→ **Raw data**:
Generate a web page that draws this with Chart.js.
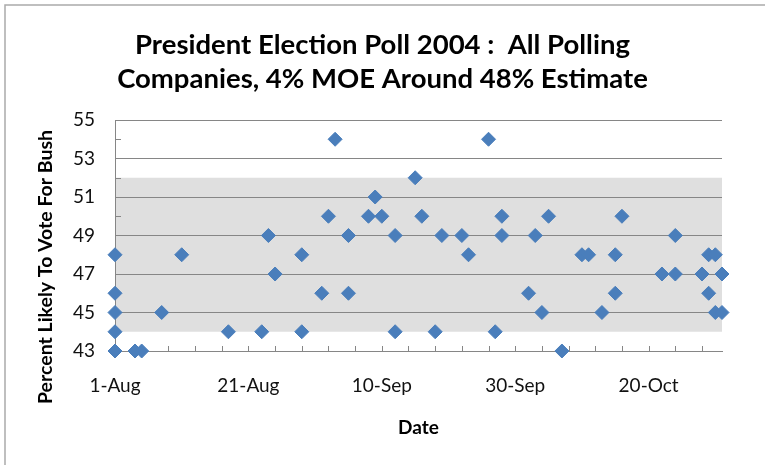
<!DOCTYPE html>
<html>
<head>
<meta charset="utf-8">
<script src="https://cdn.jsdelivr.net/npm/chart.js@4.4.0/dist/chart.umd.min.js"></script>
<style>
  html, body { margin: 0; padding: 0; background: #fff; }
  #wrap { width: 765px; height: 465px; }
</style>
</head>
<body>
<div id="wrap"><canvas id="pollChart" width="765" height="465"></canvas></div>
<script>
// polls (2004) and % likely to vote for Bush
const pollDates = [
  '2004-08-01', '2004-08-01', '2004-08-01', '2004-08-01', '2004-08-01',
  '2004-08-04', '2004-08-05', '2004-08-08', '2004-08-11', '2004-08-18',
  '2004-08-23', '2004-08-24', '2004-08-25', '2004-08-29', '2004-08-29',
  '2004-09-01', '2004-09-02', '2004-09-03', '2004-09-05', '2004-09-05',
  '2004-09-08', '2004-09-09', '2004-09-10', '2004-09-12', '2004-09-12',
  '2004-09-15', '2004-09-16', '2004-09-18', '2004-09-19', '2004-09-22',
  '2004-09-23', '2004-09-26', '2004-09-27', '2004-09-28', '2004-09-28',
  '2004-10-02', '2004-10-03', '2004-10-04', '2004-10-05', '2004-10-07',
  '2004-10-10', '2004-10-11', '2004-10-13', '2004-10-15', '2004-10-15',
  '2004-10-16', '2004-10-22', '2004-10-24', '2004-10-24', '2004-10-28',
  '2004-10-29', '2004-10-29', '2004-10-30', '2004-10-30', '2004-10-31',
  '2004-10-31'
];
const bushPct = [
  48, 46, 45, 44, 43,
  43, 43, 45, 48, 44,
  44, 49, 47, 48, 44,
  46, 50, 54, 49, 46,
  50, 51, 50, 49, 44,
  52, 50, 44, 49, 49,
  48, 54, 44, 50, 49,
  46, 49, 45, 50, 43,
  48, 48, 45, 48, 46,
  50, 47, 49, 47, 47,
  48, 46, 48, 45, 47,
  45
];

// axis
const startDate = '2004-08-01';
const endDate = '2004-10-31';
const xLabelDates = ['2004-08-01', '2004-08-21', '2004-09-10', '2004-09-30', '2004-10-20'];
const yMin = 43;
const yMax = 55;
// 4% MOE band around the 48% estimate
const moeLow = 44;
const moeHigh = 52;

const titleLines = ['President Election Poll 2004 :  All Polling', 'Companies, 4% MOE Around 48% Estimate'];
const months = ['Jan', 'Feb', 'Mar', 'Apr', 'May', 'Jun', 'Jul', 'Aug', 'Sep', 'Oct', 'Nov', 'Dec'];

function toUTC(s) {
  const [y, m, d] = s.split('-').map(Number);
  return Date.UTC(y, m - 1, d);
}
function dayNum(s) {
  return Math.round((toUTC(s) - toUTC(startDate)) / 86400000);
}
function dayLabel(n) {
  const d = new Date(toUTC(startDate) + n * 86400000);
  return d.getUTCDate() + '-' + months[d.getUTCMonth()];
}

const labelDays = xLabelDates.map(dayNum);
const AXIS = '#868686';

const decor = {
  id: 'decor',
  beforeDraw(chart) {
    const { ctx, chartArea: a, scales: { y } } = chart;
    ctx.save();
    // chart frame (only top/left show in the crop)
    ctx.strokeStyle = '#ababab';
    ctx.lineWidth = 1.5;
    ctx.beginPath();
    ctx.moveTo(5, 470);
    ctx.lineTo(5, 5);
    ctx.lineTo(770, 5);
    ctx.stroke();
    // MOE band
    ctx.fillStyle = '#dfdfdf';
    const top = y.getPixelForValue(moeHigh);
    const bot = y.getPixelForValue(moeLow);
    ctx.fillRect(a.left, top, a.right - a.left, bot - top);
    ctx.restore();
  },
  beforeDatasetsDraw(chart) {
    const { ctx, chartArea: a, scales: { x, y } } = chart;
    ctx.save();
    ctx.strokeStyle = AXIS;
    ctx.lineWidth = 1;
    ctx.beginPath();
    // inside minor ticks
    for (let d = 0; d <= x.max; d += 4) {
      const px = Math.round(x.getPixelForValue(d)) + 0.5;
      ctx.moveTo(px, a.bottom);
      ctx.lineTo(px, a.bottom - 5);
    }
    for (let v = yMin + 1; v < yMax; v += 2) {
      const py = Math.round(y.getPixelForValue(v)) + 0.5;
      ctx.moveTo(a.left, py);
      ctx.lineTo(a.left + 6, py);
    }
    ctx.stroke();
    ctx.restore();
  },
  afterDraw(chart) {
    const { ctx } = chart;
    ctx.save();
    ctx.translate(46, 267);
    ctx.rotate(-Math.PI / 2);
    ctx.font = 'bold 19.5px Lato';
    ctx.fillStyle = '#000';
    ctx.textAlign = 'center';
    ctx.textBaseline = 'middle';
    ctx.fillText('Percent Likely To Vote For Bush', 0, 0);
    ctx.restore();
  }
};

new Chart(document.getElementById('pollChart'), {
  type: 'scatter',
  data: {
    datasets: [{
      data: pollDates.map((d, i) => ({ x: dayNum(d), y: bushPct[i] })),
      pointStyle: 'rectRot',
      pointRadius: 7,
      pointHoverRadius: 7,
      backgroundColor: '#4A7EBB',
      borderColor: '#4A7EBB',
      borderWidth: 1,
      clip: false
    }]
  },
  options: {
    responsive: false,
    animation: false,
    devicePixelRatio: 1,
    layout: { padding: { left: 43, right: 43, top: 0, bottom: 0 } },
    plugins: {
      legend: { display: false },
      tooltip: { enabled: false },
      title: {
        display: true,
        text: titleLines,
        color: '#000',
        font: { family: 'Lato', size: 27.5, weight: 'bold', lineHeight: '34px' },
        padding: { top: 28, bottom: 24 }
      }
    },
    scales: {
      x: {
        type: 'linear',
        min: 0,
        max: dayNum(endDate),
        afterFit: s => { s.height = 114; },
        grid: { display: false, drawTicks: false },
        border: { display: true, color: AXIS, width: 1 },
        ticks: {
          stepSize: 20,
          autoSkip: false,
          maxRotation: 0,
          padding: 23,
          color: '#111',
          font: { family: 'Lato', size: 19 },
          callback: v => labelDays.includes(v) ? dayLabel(v) : ''
        },
        title: {
          display: true,
          text: 'Date',
          color: '#000',
          font: { family: 'Lato', size: 19, weight: 'bold' },
          padding: { top: 0, bottom: 26 }
        }
      },
      y: {
        min: yMin,
        max: yMax,
        afterFit: s => { s.width = 72; },
        grid: {
          drawTicks: false,
          color: c => (c.tick && c.tick.value % 2 === 1) ? AXIS : 'rgba(0,0,0,0)'
        },
        border: { display: true, color: AXIS, width: 1 },
        ticks: {
          stepSize: 1,
          autoSkip: false,
          padding: 20,
          color: '#111',
          font: { family: 'Lato', size: 19 },
          callback: v => v % 2 === 1 ? v : ''
        }
      }
    }
  },
  plugins: [decor]
});
</script>
</body>
</html>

→ **The exercise**:
Output an exact copy of the material, with the pictures removed.

→ **Answer to this task**:
Generate a web page that draws this with Chart.js.
<!DOCTYPE html>
<html>
<head>
<meta charset="utf-8">
<script src="https://cdn.jsdelivr.net/npm/chart.js@4.4.0/dist/chart.umd.min.js"></script>
<style>
  html, body { margin: 0; padding: 0; background: #fff; }
  #wrap { width: 765px; height: 465px; }
</style>
</head>
<body>
<div id="wrap"><canvas id="pollChart" width="765" height="465"></canvas></div>
<script>
// polls (2004) and % likely to vote for Bush
const pollDates = [
  '2004-08-01', '2004-08-01', '2004-08-01', '2004-08-01', '2004-08-01',
  '2004-08-04', '2004-08-05', '2004-08-08', '2004-08-11', '2004-08-18',
  '2004-08-23', '2004-08-24', '2004-08-25', '2004-08-29', '2004-08-29',
  '2004-09-01', '2004-09-02', '2004-09-03', '2004-09-05', '2004-09-05',
  '2004-09-08', '2004-09-09', '2004-09-10', '2004-09-12', '2004-09-12',
  '2004-09-15', '2004-09-16', '2004-09-18', '2004-09-19', '2004-09-22',
  '2004-09-23', '2004-09-26', '2004-09-27', '2004-09-28', '2004-09-28',
  '2004-10-02', '2004-10-03', '2004-10-04', '2004-10-05', '2004-10-07',
  '2004-10-10', '2004-10-11', '2004-10-13', '2004-10-15', '2004-10-15',
  '2004-10-16', '2004-10-22', '2004-10-24', '2004-10-24', '2004-10-28',
  '2004-10-29', '2004-10-29', '2004-10-30', '2004-10-30', '2004-10-31',
  '2004-10-31'
];
const bushPct = [
  48, 46, 45, 44, 43,
  43, 43, 45, 48, 44,
  44, 49, 47, 48, 44,
  46, 50, 54, 49, 46,
  50, 51, 50, 49, 44,
  52, 50, 44, 49, 49,
  48, 54, 44, 50, 49,
  46, 49, 45, 50, 43,
  48, 48, 45, 48, 46,
  50, 47, 49, 47, 47,
  48, 46, 48, 45, 47,
  45
];

// axis
const startDate = '2004-08-01';
const endDate = '2004-10-31';
const xLabelDates = ['2004-08-01', '2004-08-21', '2004-09-10', '2004-09-30', '2004-10-20'];
const yMin = 43;
const yMax = 55;
// 4% MOE band around the 48% estimate
const moeLow = 44;
const moeHigh = 52;

const titleLines = ['President Election Poll 2004 :  All Polling', 'Companies, 4% MOE Around 48% Estimate'];
const months = ['Jan', 'Feb', 'Mar', 'Apr', 'May', 'Jun', 'Jul', 'Aug', 'Sep', 'Oct', 'Nov', 'Dec'];

function toUTC(s) {
  const [y, m, d] = s.split('-').map(Number);
  return Date.UTC(y, m - 1, d);
}
function dayNum(s) {
  return Math.round((toUTC(s) - toUTC(startDate)) / 86400000);
}
function dayLabel(n) {
  const d = new Date(toUTC(startDate) + n * 86400000);
  return d.getUTCDate() + '-' + months[d.getUTCMonth()];
}

const labelDays = xLabelDates.map(dayNum);
const AXIS = '#868686';

const decor = {
  id: 'decor',
  beforeDraw(chart) {
    const { ctx, chartArea: a, scales: { y } } = chart;
    ctx.save();
    // chart frame (only top/left show in the crop)
    ctx.strokeStyle = '#ababab';
    ctx.lineWidth = 1.5;
    ctx.beginPath();
    ctx.moveTo(5, 470);
    ctx.lineTo(5, 5);
    ctx.lineTo(770, 5);
    ctx.stroke();
    // MOE band
    ctx.fillStyle = '#dfdfdf';
    const top = y.getPixelForValue(moeHigh);
    const bot = y.getPixelForValue(moeLow);
    ctx.fillRect(a.left, top, a.right - a.left, bot - top);
    ctx.restore();
  },
  beforeDatasetsDraw(chart) {
    const { ctx, chartArea: a, scales: { x, y } } = chart;
    ctx.save();
    ctx.strokeStyle = AXIS;
    ctx.lineWidth = 1;
    ctx.beginPath();
    // inside minor ticks
    for (let d = 0; d <= x.max; d += 4) {
      const px = Math.round(x.getPixelForValue(d)) + 0.5;
      ctx.moveTo(px, a.bottom);
      ctx.lineTo(px, a.bottom - 5);
    }
    for (let v = yMin + 1; v < yMax; v += 2) {
      const py = Math.round(y.getPixelForValue(v)) + 0.5;
      ctx.moveTo(a.left, py);
      ctx.lineTo(a.left + 6, py);
    }
    ctx.stroke();
    ctx.restore();
  },
  afterDraw(chart) {
    const { ctx } = chart;
    ctx.save();
    ctx.translate(46, 267);
    ctx.rotate(-Math.PI / 2);
    ctx.font = 'bold 19.5px Lato';
    ctx.fillStyle = '#000';
    ctx.textAlign = 'center';
    ctx.textBaseline = 'middle';
    ctx.fillText('Percent Likely To Vote For Bush', 0, 0);
    ctx.restore();
  }
};

new Chart(document.getElementById('pollChart'), {
  type: 'scatter',
  data: {
    datasets: [{
      data: pollDates.map((d, i) => ({ x: dayNum(d), y: bushPct[i] })),
      pointStyle: 'rectRot',
      pointRadius: 7,
      pointHoverRadius: 7,
      backgroundColor: '#4A7EBB',
      borderColor: '#4A7EBB',
      borderWidth: 1,
      clip: false
    }]
  },
  options: {
    responsive: false,
    animation: false,
    devicePixelRatio: 1,
    layout: { padding: { left: 43, right: 43, top: 0, bottom: 0 } },
    plugins: {
      legend: { display: false },
      tooltip: { enabled: false },
      title: {
        display: true,
        text: titleLines,
        color: '#000',
        font: { family: 'Lato', size: 27.5, weight: 'bold', lineHeight: '34px' },
        padding: { top: 28, bottom: 24 }
      }
    },
    scales: {
      x: {
        type: 'linear',
        min: 0,
        max: dayNum(endDate),
        afterFit: s => { s.height = 114; },
        grid: { display: false, drawTicks: false },
        border: { display: true, color: AXIS, width: 1 },
        ticks: {
          stepSize: 20,
          autoSkip: false,
          maxRotation: 0,
          padding: 23,
          color: '#111',
          font: { family: 'Lato', size: 19 },
          callback: v => labelDays.includes(v) ? dayLabel(v) : ''
        },
        title: {
          display: true,
          text: 'Date',
          color: '#000',
          font: { family: 'Lato', size: 19, weight: 'bold' },
          padding: { top: 0, bottom: 26 }
        }
      },
      y: {
        min: yMin,
        max: yMax,
        afterFit: s => { s.width = 72; },
        grid: {
          drawTicks: false,
          color: c => (c.tick && c.tick.value % 2 === 1) ? AXIS : 'rgba(0,0,0,0)'
        },
        border: { display: true, color: AXIS, width: 1 },
        ticks: {
          stepSize: 1,
          autoSkip: false,
          padding: 20,
          color: '#111',
          font: { family: 'Lato', size: 19 },
          callback: v => v % 2 === 1 ? v : ''
        }
      }
    }
  },
  plugins: [decor]
});
</script>
</body>
</html>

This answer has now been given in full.